Le livre que je vais vous conseiller de lire parle d’un sujet qu’on aborde rarement. C’est un livre qui parle d’un tas de choses savantes, dans un vocabulaire abordable, et qui n’hésite pas à évoquer la couleur de votre pipi ou la consistance de votre caca. Bref, un livre qui parle de science avant tout, mais qui adopte une démarche résolument « grand public », et de la lecture duquel vous sortirez probablement un peu plus savant.
Ce livre a fait le succès de son auteur, outre-Rhin: Le charme discret de l’intestin (titre original: Darm mit Charm) s’est en effet vendu à plus d’un million d’exemplaires en Allemagne, et je lui souhaite de connaître le même succès par chez nous. Son auteur, Giulia Enders, ravissante étudiante d’à peine 25 ans, y décrit avec beaucoup d’humour et de pédagogie le fonctionnement de notre appareil digestif. Et j’avoue y avoir appris bien plus de choses que lors de mes cours de sciences-naturelles au siècle dernier…
Le propos de Giulia Enders est à peu près le suivant: l’être humain dispose d’un appareil digestif d’une apparente simplicité, mais qui se révèle d’une richesse fonctionnelle inouïe et d’une très forte capacité d’adaptation, en partie grâce à la multitude de bactéries qui réside dans notre intestin. Comprendre comment fonctionne la digestion et quel regard porter sur ces bactéries, voici le but ultime du Charme discret de l’intestin.
Plus prosaïquement, le livre est découpé en trois parties, dont la lecture progressive permet de mieux appréhender la finesse de notre appareil digestif.
La première partie est une description sommaire de notre appareil digestif, des organes qui le composent, et du rôle de chaque organe, depuis l’assimilation des aliments jusqu’à la dépose de la petite (ou grosse) commission. Rien ne vous sera épargné, et sans tomber dans la scatologie, Giulia Enders aborde des sujets très, comment dire, matériels. Mais n’allez pas croire que ce livre est vulgaire ou inintéressant, au contraire, j’y ai enfin compris pourquoi à Pessah on mange et boit accoudé du côté gauche…
La seconde partie décrit les mécanismes qui font que la digestion fonctionne de telle manière. Les mécanismes nerveux associés à l’assimilation des aliments y sont détaillés, et c’est la partie qui pour moi a pule plus porter à confusion auprès de certains lecteurs, qui y ont lu au premier degré la description d’un second cerveau, comme dans cet extrait du journal de TF1.

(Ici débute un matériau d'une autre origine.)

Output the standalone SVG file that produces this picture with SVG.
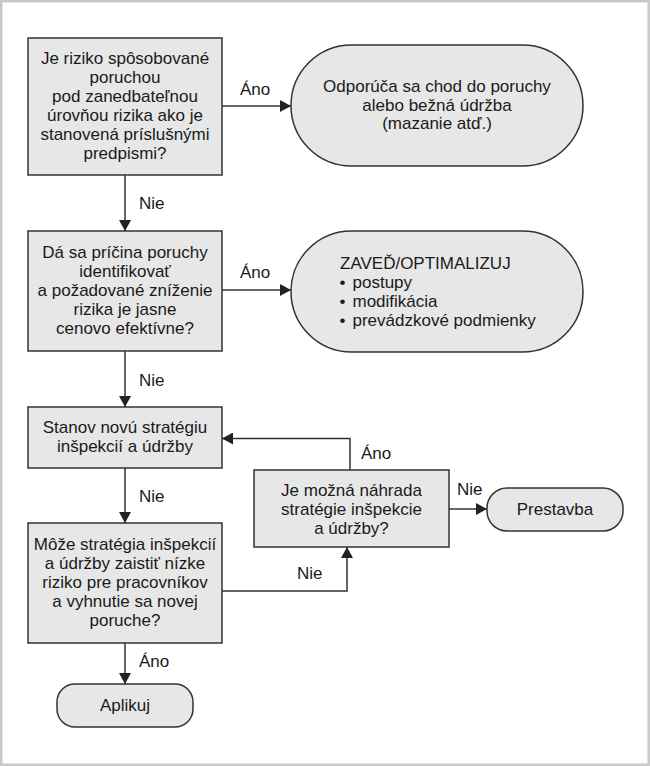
<svg xmlns="http://www.w3.org/2000/svg" width="650" height="766" viewBox="0 0 650 766">
<style>
.box{fill:#e7e7e7;stroke:#333;stroke-width:1.5}
.t{font-family:"Liberation Sans",Arial,sans-serif;font-size:17px;fill:#1a1a1a}
.c{text-anchor:middle}
.ln{fill:none;stroke:#333;stroke-width:1.5}
</style>
<defs>
<marker id="ah" markerUnits="userSpaceOnUse" markerWidth="12" markerHeight="12" refX="11" refY="6" orient="auto">
<path d="M0,0 L11,6 L0,12 z" fill="#222"/>
</marker>
</defs>
<rect x="1.2" y="1.2" width="647.5" height="763.5" fill="#fff" stroke="#c8c8c8" stroke-width="2.5"/>

<g id="connectors">
<path class="ln" d="M125,175 V231" marker-end="url(#ah)"/>
<path class="ln" d="M222,106 H291" marker-end="url(#ah)"/>
<path class="ln" d="M125,351 V407" marker-end="url(#ah)"/>
<path class="ln" d="M222,290 H291" marker-end="url(#ah)"/>
<path class="ln" d="M125,468 V523" marker-end="url(#ah)"/>
<path class="ln" d="M125,643 V684" marker-end="url(#ah)"/>
<path class="ln" d="M350,470 V438.5 H222" marker-end="url(#ah)"/>
<path class="ln" d="M449,509 H487" marker-end="url(#ah)"/>
<path class="ln" d="M222,591 H347 V547" marker-end="url(#ah)"/>
<g class="t">
<text x="240" y="95">Áno</text>
<text x="139" y="209">Nie</text>
<text x="240" y="278">Áno</text>
<text x="139" y="386">Nie</text>
<text x="139" y="502">Nie</text>
<text x="361" y="459">Áno</text>
<text x="457" y="495">Nie</text>
<text x="297" y="579">Nie</text>
<text x="139" y="667">Áno</text>
</g>
</g>

<g id="q1">
<rect class="box" x="28" y="38" width="194" height="137"/>
<text class="t c" x="125" y="64">Je riziko spôsobované</text>
<text class="t c" x="125" y="83">poruchou</text>
<text class="t c" x="125" y="102">pod zanedbateľnou</text>
<text class="t c" x="125" y="121">úrovňou rizika ako je</text>
<text class="t c" x="125" y="140">stanovená príslušnými</text>
<text class="t c" x="125" y="159">predpismi?</text>
</g>

<g id="r1">
<rect class="box" x="291" y="45" width="292" height="121" rx="60.5"/>
<text class="t c" x="437" y="92">Odporúča sa chod do poruchy</text>
<text class="t c" x="437" y="110.5">alebo bežná údržba</text>
<text class="t c" x="437" y="129">(mazanie atď.)</text>
</g>

<g id="q2">
<rect class="box" x="28" y="231" width="194" height="120"/>
<text class="t c" x="125" y="258">Dá sa príčina poruchy</text>
<text class="t c" x="125" y="277">identifikovať</text>
<text class="t c" x="125" y="296">a požadované zníženie</text>
<text class="t c" x="125" y="315">rizika je jasne</text>
<text class="t c" x="125" y="334">cenovo efektívne?</text>
</g>

<g id="r2">
<rect class="box" x="291" y="231" width="292" height="121" rx="60.5"/>
<text class="t" x="340" y="269">ZAVEĎ/OPTIMALIZUJ</text>
<text class="t" x="339.5" y="288">•<tspan x="352.5">postupy</tspan></text>
<text class="t" x="339.5" y="307">•<tspan x="352.5">modifikácia</tspan></text>
<text class="t" x="339.5" y="326">•<tspan x="352.5">prevádzkové podmienky</tspan></text>
</g>

<g id="s1">
<rect class="box" x="28" y="407" width="194" height="61"/>
<text class="t c" x="125" y="433">Stanov novú stratégiu</text>
<text class="t c" x="125" y="452">inšpekcií a údržby</text>
</g>

<g id="q4">
<rect class="box" x="254" y="470" width="195" height="77"/>
<text class="t c" x="351.5" y="496">Je možná náhrada</text>
<text class="t c" x="351.5" y="515">stratégie inšpekcie</text>
<text class="t c" x="351.5" y="534">a údržby?</text>
</g>

<g id="prestavba">
<rect class="box" x="487" y="488" width="136" height="43" rx="20"/>
<text class="t c" x="555" y="515">Prestavba</text>
</g>

<g id="q3">
<rect class="box" x="28" y="523" width="194" height="120"/>
<text class="t c" x="125" y="550">Môže stratégia inšpekcií</text>
<text class="t c" x="125" y="569">a údržby zaistiť nízke</text>
<text class="t c" x="125" y="588">riziko pre pracovníkov</text>
<text class="t c" x="125" y="607">a vyhnutie sa novej</text>
<text class="t c" x="125" y="626">poruche?</text>
</g>

<g id="aplikuj">
<rect class="box" x="57" y="684" width="136" height="43" rx="18"/>
<text class="t c" x="125" y="711">Aplikuj</text>
</g>
</svg>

Loin de sous-entendre que l’appareil digestif pouvait rivaliser avec la complexité du système nerveux central et du cerveau, Giula Enders y rappelle comment la sophistication des mécanismes qui s’y déroulent, et ce, indépendamment du système nerveux central. Elle donne d’ailleurs en exemple un organisme marin qui se nourrit de son cerveau au terme de son voyage et une fois fixé au sous-sol marin: son cerveau ne lui sert qu’à se déplacer.

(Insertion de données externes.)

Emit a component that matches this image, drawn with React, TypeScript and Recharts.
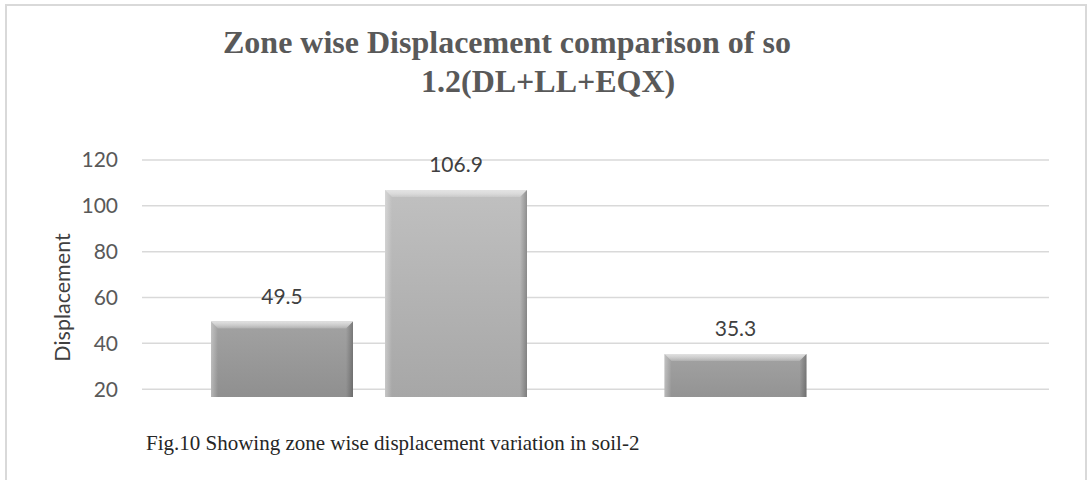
import { Bar, BarChart, CartesianGrid, LabelList, XAxis, YAxis } from 'recharts';

const zones = ['Zone A', 'Zone B'];
const seriesOne = [49.5, 35.3];
const seriesTwo = [106.9, null];
const yTicks = [20, 40, 60, 80, 100, 120];

const data = zones.map((zone, i) => ({ zone, s1: seriesOne[i], s2: seriesTwo[i] }));

const labelFont = 'Lato, "Open Sans", sans-serif';

// bevelled bar, roughly like the office "3D" preset
function BevelBar(props: any) {
  const { x, y, width, height, fill, bevelId } = props;
  if (height == null || height <= 0) return null;
  const b = 7;
  return (
    <g>
      <rect x={x} y={y} width={width} height={height} fill={fill} />
      <polygon
        points={`${x},${y} ${x + width},${y} ${x + width - b},${y + b} ${x + b},${y + b}`}
        fill={`url(#${bevelId}-top)`}
      />
      <polygon
        points={`${x},${y} ${x + b},${y + b} ${x + b},${y + height} ${x},${y + height}`}
        fill={`url(#${bevelId}-left)`}
      />
      <polygon
        points={`${x + width},${y} ${x + width - b},${y + b} ${x + width - b},${y + height} ${x + width},${y + height}`}
        fill={`url(#${bevelId}-right)`}
      />
    </g>
  );
}

export default function App() {
  return (
    <div style={{ position: 'relative', width: 1091, height: 480, overflow: 'hidden', background: '#fff' }}>
      <style>{`body{margin:0}`}</style>
      <div
        style={{
          position: 'absolute',
          left: 5,
          top: 4,
          width: 1082,
          height: 490,
          border: '2px solid #d9d9d9',
          boxSizing: 'border-box',
        }}
      />
      <div
        style={{
          position: 'absolute',
          left: 0,
          top: 0,
          width: 1091,
          fontFamily: '"Liberation Serif", "Times New Roman", serif',
          fontWeight: 'bold',
          color: '#595959',
          fontSize: 32,
          lineHeight: '40px',
        }}
      >
        <div style={{ position: 'absolute', left: 223, top: 22, whiteSpace: 'nowrap' }}>
          Zone wise Displacement comparison of so
        </div>
        <div style={{ position: 'absolute', left: 421, top: 61, whiteSpace: 'nowrap' }}>1.2(DL+LL+EQX)</div>
      </div>
      <div style={{ position: 'absolute', left: 0, top: 0, width: 1091, height: 397, overflow: 'hidden' }}>
        <BarChart
          width={1091}
          height={480}
          data={data}
          margin={{ top: 160, right: 42, left: 0, bottom: 45 }}
          barSize={142}
          barGap={32}
        >
          <defs>
            <linearGradient id="g1" x1="0" y1="0" x2="0" y2="1">
              <stop offset="0%" stopColor="#a2a2a2" />
              <stop offset="100%" stopColor="#868686" />
            </linearGradient>
            <linearGradient id="g2" x1="0" y1="0" x2="0" y2="1">
              <stop offset="0%" stopColor="#c0c0c0" />
              <stop offset="100%" stopColor="#a2a2a2" />
            </linearGradient>
            <linearGradient id="bv-top" x1="0" y1="0" x2="0" y2="1">
              <stop offset="0%" stopColor="#e6e6e6" stopOpacity={0.9} />
              <stop offset="100%" stopColor="#ffffff" stopOpacity={0.15} />
            </linearGradient>
            <linearGradient id="bv-left" x1="0" y1="0" x2="1" y2="0">
              <stop offset="0%" stopColor="#ffffff" stopOpacity={0.35} />
              <stop offset="100%" stopColor="#ffffff" stopOpacity={0} />
            </linearGradient>
            <linearGradient id="bv-right" x1="0" y1="0" x2="1" y2="0">
              <stop offset="0%" stopColor="#000000" stopOpacity={0} />
              <stop offset="100%" stopColor="#000000" stopOpacity={0.25} />
            </linearGradient>
          </defs>
          <CartesianGrid vertical={false} stroke="#d9d9d9" strokeWidth={1.5} />
          <XAxis dataKey="zone" hide />
          <YAxis
            domain={[0, 120]}
            ticks={yTicks}
            axisLine={false}
            tickLine={false}
            tickSize={0}
            tickMargin={24}
            width={142}
            tick={{ fontSize: 21, fill: '#595959', fontFamily: labelFont }}
            label={{
              value: 'Displacement',
              angle: -90,
              position: 'center',
              dx: -9,
              style: { fontSize: 21.5, fill: '#404040', fontFamily: labelFont },
            }}
          />
          <Bar
            dataKey="s1"
            fill="url(#g1)"
            isAnimationActive={false}
            shape={(p: any) => <BevelBar {...p} bevelId="bv" />}
          >
            <LabelList
              dataKey="s1"
              position="top"
              offset={18}
              style={{ fontSize: 21, fill: '#404040', fontFamily: labelFont }}
            />
          </Bar>
          <Bar
            dataKey="s2"
            fill="url(#g2)"
            isAnimationActive={false}
            shape={(p: any) => <BevelBar {...p} bevelId="bv" />}
          >
            <LabelList
              dataKey="s2"
              position="top"
              offset={18}
              style={{ fontSize: 21, fill: '#404040', fontFamily: labelFont }}
            />
          </Bar>
        </BarChart>
      </div>
      <div
        style={{
          position: 'absolute',
          left: 146,
          top: 430,
          whiteSpace: 'nowrap',
          fontFamily: '"Liberation Serif", "Times New Roman", serif',
          fontSize: 21,
          lineHeight: '26px',
          color: '#262626',
        }}
      >
        Fig.10 Showing zone wise displacement variation in soil-2
      </div>
    </div>
  );
}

La troisième partie, enfin, est la plus captivante. Le charme discret de l’intestin consacre en effet une centaine de pages à un univers encore largement inexploré, celui des bactéries qui habitent notre intestin. Plusieurs milliers de milliards de ces organismes y logent, et ce sont eux qui organisent la digestion. Sans eux, vous ne pourriez assimiler aucun aliment. Seulement il y a un hic: certaines bactéries sont inoffensives, d’autres sont plus hostiles… du moins quand leur nombre dépasse un certain seuil: elles portent le doux nom d’helicobacter, ou d’E.Coli, et les dégâts qu’elles causes varient d’une simple coulante, à des cancers de l’estomac. Pourtant, on ne peut s’en passer complètement, car c’est leur présence aide notre système immunitaire à se développer.
Le plus intéressant, c’est la posture qu’adopte Giulia Enders en guise de conclusion. Elle rappelle que l’hygiène est une notion de création récente, et que trop d’hygiène est aussi néfaste que pas assez. Nous consommons trop d’antibiotiques, et de ce fait éliminons les bonnes bactéries en même temps que les mauvaises. Nos défenses immunitaires en pâtissent. L’auteur y donne donc de sages recommandations en termes d’approche médicamenteuse.
Enfin, ce livre se démarque par deux qualités originales. D’une part, des illustrations dans un art naïf, qui reproduisent fidèlement les propos de Giulia Enders, et ont été dessinées par sa propre soeur. D’autre part, une traduction en français dans un style impeccable, ponctué de références et de notes d’humour propres à la culture française: plus qu’une traduction, une véritable adaptation pour le public français.
Le charme discret de l’intestin, Giulia Enders, 350 pages, Actes Sud.